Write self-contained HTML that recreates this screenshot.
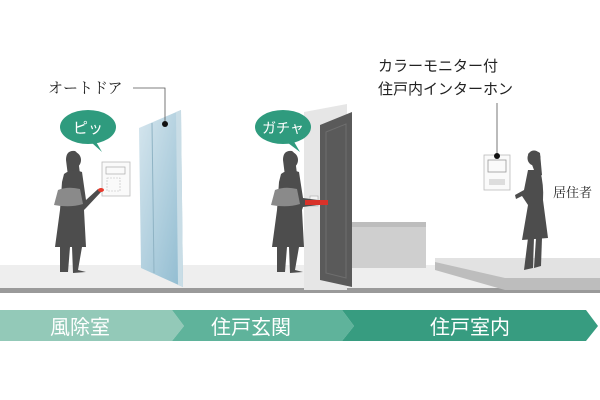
<!DOCTYPE html>
<html><head><meta charset="utf-8"><style>
html,body{margin:0;padding:0;background:#fff;}
svg{display:block;}
text{font-family:"Liberation Sans","Noto Sans CJK JP",sans-serif;}
.serif{font-family:"Liberation Serif","Noto Serif CJK SC",serif;}
</style></head><body>
<svg width="600" height="400" viewBox="0 0 600 400" xmlns="http://www.w3.org/2000/svg">
<defs>
<linearGradient id="glass" x1="0" y1="0" x2="1" y2="1">
<stop offset="0" stop-color="#d6e6ee"/><stop offset="1" stop-color="#8fbbd0"/>
</linearGradient>
</defs>
<!-- floor -->
<rect x="0" y="265" width="600" height="24" fill="#eeeeee"/>
<rect x="0" y="288" width="600" height="5" fill="#9a9a9a"/>
<!-- platform right -->
<polygon points="435,258 600,258 600,280 505,280 435,268" fill="#e2e2e2"/>
<polygon points="435,262 505,278 600,278 600,290 505,290 435,270" fill="#bdbdbd"/>
<!-- cabinet -->
<rect x="352" y="222" width="74" height="46" fill="#cfcfcf"/>
<rect x="352" y="222" width="74" height="5" fill="#bdbdbd"/>
<!-- door wall panel -->
<polygon points="304,112 347,104 347,290 304,290" fill="#e6e6e6"/>
<!-- door -->
<polygon points="320,125 352,112 352,287 320,280" fill="#5a5a5a"/>
<polygon points="326,132 346,124 346,278 326,273" fill="none" stroke="#6e6e6e" stroke-width="1"/>
<rect x="310" y="196" width="8" height="10" fill="#f4f4f4" stroke="#aaa" stroke-width="0.6"/>
<!-- glass door -->
<polygon points="139,128 181,110 183,287 141,268" fill="url(#glass)"/>
<line x1="152" y1="123" x2="154" y2="273" stroke="#8fb3c4" stroke-width="1"/>
<polygon points="176,112 181,110 183,287 178,285" fill="#c9dde6"/>
<!-- label オートドア -->
<text class="serif" x="48" y="93" font-size="15" fill="#222">オートドア</text>
<polyline points="133,88 165,88 165,123" fill="none" stroke="#555" stroke-width="0.8"/>
<circle cx="165" cy="124" r="3" fill="#111"/>
<!-- intercom 1 -->
<rect x="102" y="162" width="28" height="34" fill="#fafafa" stroke="#bbb" stroke-width="0.8"/>
<rect x="106" y="167" width="19" height="7" fill="none" stroke="#aaa" stroke-width="0.7"/>
<rect x="107" y="178" width="13" height="13" fill="none" stroke="#bbb" stroke-width="0.6" stroke-dasharray="2,1"/>
<!-- bubble 1 -->
<path d="M95,140 L102,152 L92,143 Z" fill="#2f9b7e"/>
<ellipse cx="88" cy="127" rx="28" ry="17" fill="#2f9b7e"/>
<text x="88" y="133" font-size="15" fill="#fff" text-anchor="middle">ピッ</text>
<!-- bubble 2 -->
<path d="M293,140 L300,152 L288,143 Z" fill="#2f9b7e"/>
<ellipse cx="283" cy="127" rx="28" ry="17" fill="#2f9b7e"/>
<text x="283" y="133" font-size="14" fill="#fff" text-anchor="middle">ガチャ</text>
<!-- woman 1 -->
<g fill="#4d4d4d">
<ellipse cx="74" cy="160" rx="7" ry="8"/>
<path d="M66,160 Q66,150 75,151 Q80,154 79,166 L80,174 L68,176 Z"/>
<path d="M64,174 Q72,168 82,172 L86,200 L98,189 L101,192 L86,208 L84,210 L86,247 L55,247 L60,210 L62,182 Z"/>
<path d="M60,247 L70,247 L68,272 L60,272 Z"/>
<path d="M72,247 L82,247 L78,270 L86,272 L73,273 Z"/>
</g>
<path d="M58,190 Q68,186 80,189 L83,204 Q70,208 54,205 Z" fill="#8a8a8a"/>
<ellipse cx="101" cy="190" rx="3" ry="2" fill="#e8392c"/>
<!-- woman 2 -->
<g fill="#4d4d4d">
<ellipse cx="291" cy="160" rx="7" ry="8"/>
<path d="M283,160 Q283,150 292,151 Q297,154 296,166 L297,174 L285,176 Z"/>
<path d="M281,174 Q289,168 299,172 L303,198 L318,200 L318,205 L303,207 L302,210 L304,247 L272,247 L277,210 L279,182 Z"/>
<path d="M277,247 L287,247 L285,272 L277,272 Z"/>
<path d="M289,247 L299,247 L295,270 L303,272 L290,273 Z"/>
</g>
<path d="M275,190 Q285,186 297,189 L300,204 Q287,208 271,205 Z" fill="#8a8a8a"/>
<rect x="305" y="200" width="23" height="5" fill="#d8322a"/>
<!-- intercom 3 -->
<text x="378" y="71" font-size="15" fill="#222">カラーモニター付</text>
<text x="378" y="94" font-size="15" fill="#222">住戸内インターホン</text>
<line x1="497" y1="103" x2="497" y2="155" stroke="#555" stroke-width="0.8"/>
<rect x="484" y="155" width="26" height="35" fill="#fafafa" stroke="#bbb" stroke-width="0.8"/>
<rect x="488" y="160" width="18" height="12" fill="none" stroke="#999" stroke-width="0.8"/>
<rect x="489" y="179" width="16" height="6" fill="#ddd"/>
<circle cx="497" cy="156" r="3" fill="#111"/>
<!-- woman 3 -->
<g fill="#4d4d4d">
<ellipse cx="534" cy="158" rx="6.5" ry="7.5"/>
<path d="M528,154 Q533,148 540,153 L542,175 L537,178 Z"/>
<path d="M528,170 L540,170 Q544,185 543,200 L548,238 L522,240 L528,205 L522,196 L516,199 L515,195 L524,190 Z"/>
<path d="M528,238 L534,238 L533,268 L524,270 Z"/>
<path d="M536,238 L542,238 L541,266 L534,268 Z"/>
</g>
<text class="serif" x="553" y="197" font-size="13" fill="#222">居住者</text>
<!-- band -->
<polygon points="0,310 172,310 184,326 172,341 0,341" fill="#93c9b8"/>
<polygon points="172,310 342,310 354,326 342,341 172,341 184,326" fill="#5fb39b"/>
<polygon points="342,310 586,310 598,326 586,341 342,341 354,326" fill="#379c80"/>
<text x="80" y="334" font-size="20" fill="#fff" text-anchor="middle">風除室</text>
<text x="251" y="334" font-size="20" fill="#fff" text-anchor="middle">住戸玄関</text>
<text x="470" y="334" font-size="20" fill="#fff" text-anchor="middle">住戸室内</text>
</svg>
</body></html>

====

Directions - Without including any pictures, reproduce the listing exactly.

Correct response -
Write self-contained HTML that recreates this screenshot.
<!DOCTYPE html>
<html><head><meta charset="utf-8"><style>
html,body{margin:0;padding:0;background:#fff;}
svg{display:block;}
text{font-family:"Liberation Sans","Noto Sans CJK JP",sans-serif;}
.serif{font-family:"Liberation Serif","Noto Serif CJK SC",serif;}
</style></head><body>
<svg width="600" height="400" viewBox="0 0 600 400" xmlns="http://www.w3.org/2000/svg">
<defs>
<linearGradient id="glass" x1="0" y1="0" x2="1" y2="1">
<stop offset="0" stop-color="#d6e6ee"/><stop offset="1" stop-color="#8fbbd0"/>
</linearGradient>
</defs>
<!-- floor -->
<rect x="0" y="265" width="600" height="24" fill="#eeeeee"/>
<rect x="0" y="288" width="600" height="5" fill="#9a9a9a"/>
<!-- platform right -->
<polygon points="435,258 600,258 600,280 505,280 435,268" fill="#e2e2e2"/>
<polygon points="435,262 505,278 600,278 600,290 505,290 435,270" fill="#bdbdbd"/>
<!-- cabinet -->
<rect x="352" y="222" width="74" height="46" fill="#cfcfcf"/>
<rect x="352" y="222" width="74" height="5" fill="#bdbdbd"/>
<!-- door wall panel -->
<polygon points="304,112 347,104 347,290 304,290" fill="#e6e6e6"/>
<!-- door -->
<polygon points="320,125 352,112 352,287 320,280" fill="#5a5a5a"/>
<polygon points="326,132 346,124 346,278 326,273" fill="none" stroke="#6e6e6e" stroke-width="1"/>
<rect x="310" y="196" width="8" height="10" fill="#f4f4f4" stroke="#aaa" stroke-width="0.6"/>
<!-- glass door -->
<polygon points="139,128 181,110 183,287 141,268" fill="url(#glass)"/>
<line x1="152" y1="123" x2="154" y2="273" stroke="#8fb3c4" stroke-width="1"/>
<polygon points="176,112 181,110 183,287 178,285" fill="#c9dde6"/>
<!-- label オートドア -->
<text class="serif" x="48" y="93" font-size="15" fill="#222">オートドア</text>
<polyline points="133,88 165,88 165,123" fill="none" stroke="#555" stroke-width="0.8"/>
<circle cx="165" cy="124" r="3" fill="#111"/>
<!-- intercom 1 -->
<rect x="102" y="162" width="28" height="34" fill="#fafafa" stroke="#bbb" stroke-width="0.8"/>
<rect x="106" y="167" width="19" height="7" fill="none" stroke="#aaa" stroke-width="0.7"/>
<rect x="107" y="178" width="13" height="13" fill="none" stroke="#bbb" stroke-width="0.6" stroke-dasharray="2,1"/>
<!-- bubble 1 -->
<path d="M95,140 L102,152 L92,143 Z" fill="#2f9b7e"/>
<ellipse cx="88" cy="127" rx="28" ry="17" fill="#2f9b7e"/>
<text x="88" y="133" font-size="15" fill="#fff" text-anchor="middle">ピッ</text>
<!-- bubble 2 -->
<path d="M293,140 L300,152 L288,143 Z" fill="#2f9b7e"/>
<ellipse cx="283" cy="127" rx="28" ry="17" fill="#2f9b7e"/>
<text x="283" y="133" font-size="14" fill="#fff" text-anchor="middle">ガチャ</text>
<!-- woman 1 -->
<g fill="#4d4d4d">
<ellipse cx="74" cy="160" rx="7" ry="8"/>
<path d="M66,160 Q66,150 75,151 Q80,154 79,166 L80,174 L68,176 Z"/>
<path d="M64,174 Q72,168 82,172 L86,200 L98,189 L101,192 L86,208 L84,210 L86,247 L55,247 L60,210 L62,182 Z"/>
<path d="M60,247 L70,247 L68,272 L60,272 Z"/>
<path d="M72,247 L82,247 L78,270 L86,272 L73,273 Z"/>
</g>
<path d="M58,190 Q68,186 80,189 L83,204 Q70,208 54,205 Z" fill="#8a8a8a"/>
<ellipse cx="101" cy="190" rx="3" ry="2" fill="#e8392c"/>
<!-- woman 2 -->
<g fill="#4d4d4d">
<ellipse cx="291" cy="160" rx="7" ry="8"/>
<path d="M283,160 Q283,150 292,151 Q297,154 296,166 L297,174 L285,176 Z"/>
<path d="M281,174 Q289,168 299,172 L303,198 L318,200 L318,205 L303,207 L302,210 L304,247 L272,247 L277,210 L279,182 Z"/>
<path d="M277,247 L287,247 L285,272 L277,272 Z"/>
<path d="M289,247 L299,247 L295,270 L303,272 L290,273 Z"/>
</g>
<path d="M275,190 Q285,186 297,189 L300,204 Q287,208 271,205 Z" fill="#8a8a8a"/>
<rect x="305" y="200" width="23" height="5" fill="#d8322a"/>
<!-- intercom 3 -->
<text x="378" y="71" font-size="15" fill="#222">カラーモニター付</text>
<text x="378" y="94" font-size="15" fill="#222">住戸内インターホン</text>
<line x1="497" y1="103" x2="497" y2="155" stroke="#555" stroke-width="0.8"/>
<rect x="484" y="155" width="26" height="35" fill="#fafafa" stroke="#bbb" stroke-width="0.8"/>
<rect x="488" y="160" width="18" height="12" fill="none" stroke="#999" stroke-width="0.8"/>
<rect x="489" y="179" width="16" height="6" fill="#ddd"/>
<circle cx="497" cy="156" r="3" fill="#111"/>
<!-- woman 3 -->
<g fill="#4d4d4d">
<ellipse cx="534" cy="158" rx="6.5" ry="7.5"/>
<path d="M528,154 Q533,148 540,153 L542,175 L537,178 Z"/>
<path d="M528,170 L540,170 Q544,185 543,200 L548,238 L522,240 L528,205 L522,196 L516,199 L515,195 L524,190 Z"/>
<path d="M528,238 L534,238 L533,268 L524,270 Z"/>
<path d="M536,238 L542,238 L541,266 L534,268 Z"/>
</g>
<text class="serif" x="553" y="197" font-size="13" fill="#222">居住者</text>
<!-- band -->
<polygon points="0,310 172,310 184,326 172,341 0,341" fill="#93c9b8"/>
<polygon points="172,310 342,310 354,326 342,341 172,341 184,326" fill="#5fb39b"/>
<polygon points="342,310 586,310 598,326 586,341 342,341 354,326" fill="#379c80"/>
<text x="80" y="334" font-size="20" fill="#fff" text-anchor="middle">風除室</text>
<text x="251" y="334" font-size="20" fill="#fff" text-anchor="middle">住戸玄関</text>
<text x="470" y="334" font-size="20" fill="#fff" text-anchor="middle">住戸室内</text>
</svg>
</body></html>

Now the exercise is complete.